BARNES: Hey, there are two more days to find a candidate. You know what, Allan Bense who was a house speaker and who is now term-limited and wants to go back to Panama City, Florida rather than run for the senate race, they tried him early and tried him last week, they tried him late. And I think it surprised some of them that he said no. I talked to Jeb Bush last week and was in Florida interviewing him for a story I'm doing about him and I asked him why didn't he run for the Senate and he has no interest. I happened to run into his lieutenant governor, Tony Jennings (ph), she says she has no interest.
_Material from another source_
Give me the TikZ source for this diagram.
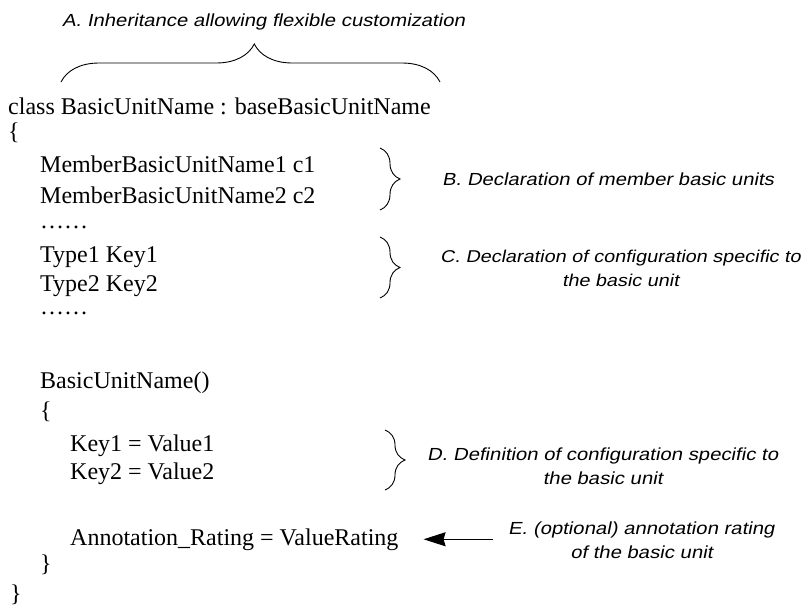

And two obvious candidates, Charlie Chris (ph), the attorney general, and Tom Gallagher (ph), who's won statewide, they're running for governor. That's an open seat. They'd rather be governor. You think of other people, Adam Putnam, the young congressman, he's doing well in the House.

HUME: He's very well-spoken. I've seen him in action on C-SPAN.

BARNES: He's moving up in the House hierarchy Republican leadership so he doesn't want to run. And others - we used to use this excuse that she can raise so much money but the fact is she's not doing very well in fundraising.

HUME: So she's toast.

BARNES: I don't know she's toast but it certainly doesn't look good. Bill Nelson is vulnerable and yet he is beating her by 30 or 40 points in the polls. So this is a disaster for the republicans and their margin for error is smaller in the races in 2006. I mean, this fall, if they could win this race and it would almost assure they wouldn't lose control of the Senate and here they're conceding.

KRAUTHAMMER: She's a longer shot than Seabiscuit was early in his career.

HUME: And she's farther along in her career than Seabiscuit was in his.